By examining environmental impacts in four areas; the internet and technology, food, fashion, and fuel – Schlossberg helps readers better understand how streaming a movie on Netflix in New York burns coal in Virginia. Or that eating a hamburger in California might contribute to pollution in the Gulf of Mexico. That buying an inexpensive cashmere sweater in Chicago expands the Mongolian desert. And that destroying forests in North Carolina is necessary to generate electricity in England.

Inconspicuous Consumption, £9.79, WH Smith

The Way We Eat Now: Strategies for Eating in a World of Change, Bee Wilson

We’ve never been so confused about food. Best Seller and award-winning food writer Bee Wilson explores everything in the rapidly changing way of how we eat: from meal replacements such as Huel, the disappearing lunch hour, the rise of veganism, the lack of time to cook proper meals and the rapid increase in food delivery services. At the same time, she gives us wise and up-to-date advice on how to have a sustainable and delicious, healthy diet. Providing helpful strategies on how to find our own personal routine using the many options available. Allowing us to have a balanced, happier relationship with the food we eat, it also deciphers where those new tendencies come from. From the way we snack to the way we, unfortunately, binge. The confusion around superfoods, the weirdly recurrent debate around avocado on toast and all of the new food myths we can’t get our heads around.

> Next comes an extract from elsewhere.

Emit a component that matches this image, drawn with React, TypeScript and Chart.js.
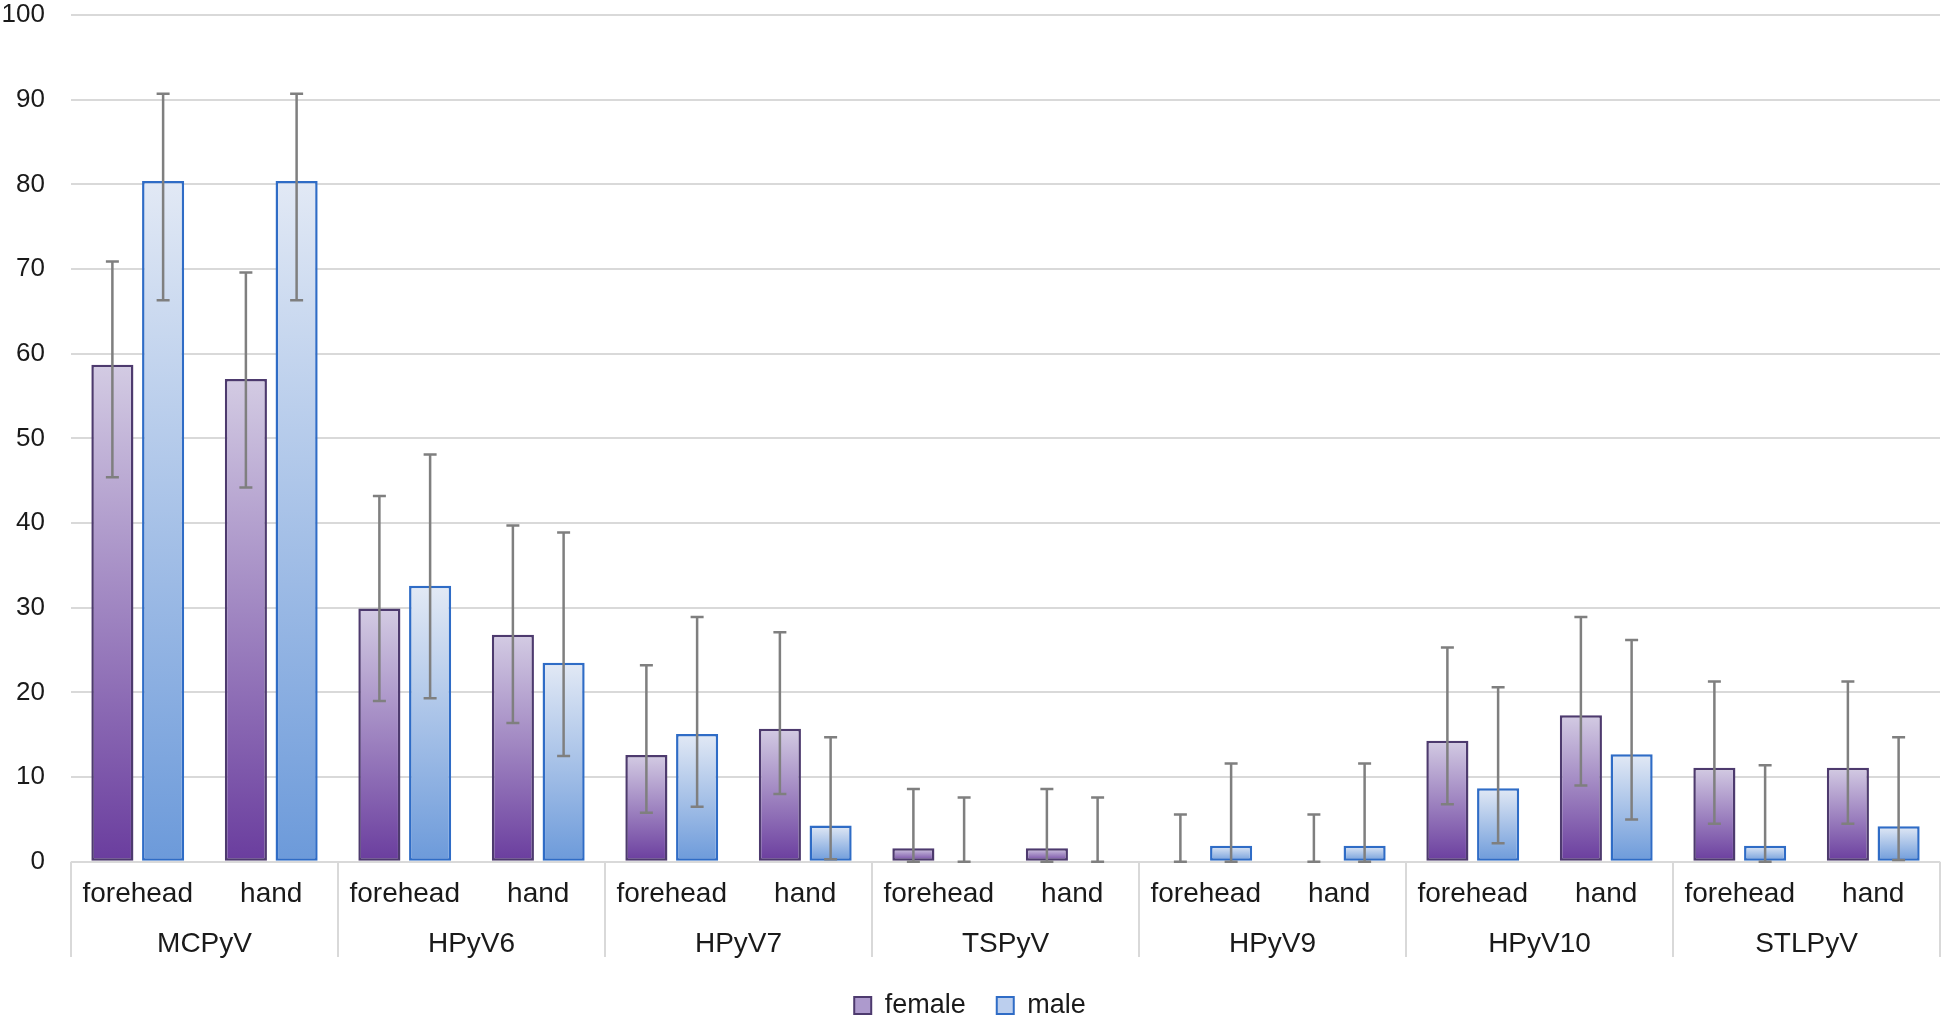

The Way We Eat Now, £9.35, Book Depository

The Yogic Kitchen, By Jody Vassallo

This wonderful recent release traces the ancient origins of the approach to food as a medicine and the Ayurvedic path to health. For anyone who is a bit sceptical about changes in general, this diet has been tried and tested over thousands of years. The sister philosophy to Yoga, Ayurveda teaches you to eat according to your constitution (or dosha) to heal, restore and bring balance to your system. Rather than a strict diet, this is an actual discipline that understands that everyone is different: where comfort for one person might be a hot and spicy noodle broth, for another it might mean a steaming bowl of earthy stew.

In The Yogic Kitchen, Ayurvedic health coach, skilled cook and passionate yoga teacher Jody Vassallo offers you around 100 recipes designed specifically for your dosha, and it helps you understand how to work out what foods your body needs to thrive, while restoring harmony in your body and your mind.

The Yogic Kitche, £10.01, A Good Read

 

Disclaimer: Prices correct at time of publishing.